If there is a couple in the world of rock music known worldwide, it is John Lennon and Yoko Ono. The artists went down in history, not only for having outstanding separate projects but also for their high-profile and passionate relationship that survived until the tragic death of the former Beatle.
Lennon met Ono in November 1966 at the Indica Gallery in London, where the Japanese artist was preparing an installation. The two were smitten with each other, and the rest is history.
A month before this meeting, The Beatles began recording what would become one of the most important albums of the contemporary music scene: Sgt. Pepper’s Lonely Hearts Club Band.
One of the most iconic songs from this album is ‘Lucy in the Sky with Diamonds,’ which according to Lennon, was inspired by a dream he had about a woman, who would later become Yoko Ono.

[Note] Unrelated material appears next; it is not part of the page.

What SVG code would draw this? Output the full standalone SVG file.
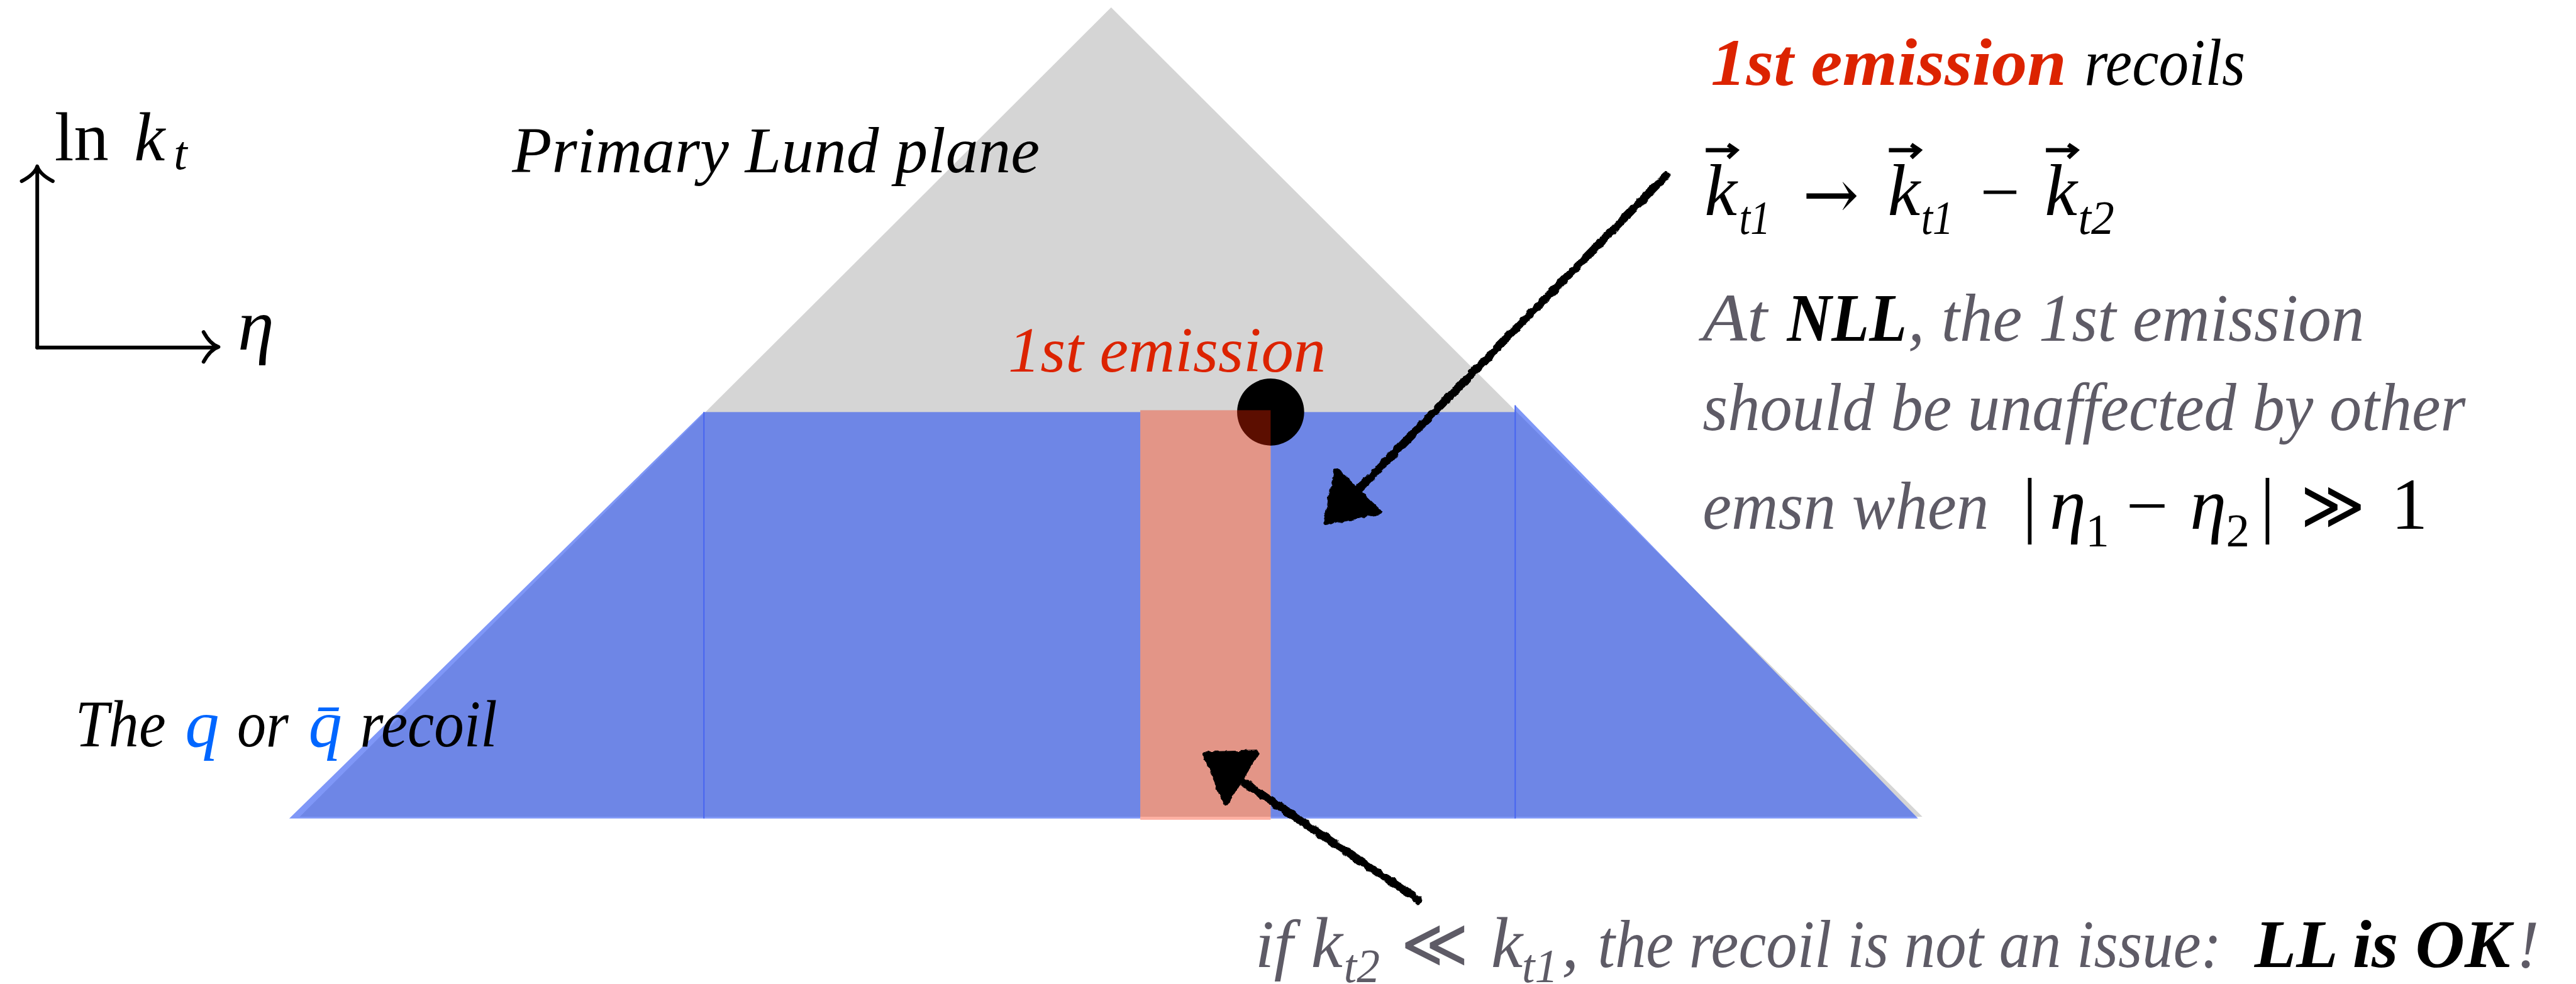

“The images were from Alice in Wonderland,” Lennon told David Sheff in a 1980 interview. “It was Alice on the boat. She’s buying an egg, and she turns into Humpty-Dumpty. The woman who’s serving in the store turns into a sheep, and the next minute they’re rowing in a rowboat somewhere, and I was visualizing that. There was also the image of the woman who would one day come to save me: a ‘girl with kaleidoscope eyes’ who would come out of the sky. It turned out to be Yoko, although I didn’t know her yet. So maybe it should be ‘Yoko In The Sky With Diamonds,’” he added.
The British musician said that Yoko was that magical woman he always dreamed of, so the dream and the song were a kind of vision.
“It was this secret love that was going to come one day. However, it turned out to be Yoko, and I didn’t know her then. But she was my imaginary child that we all have.”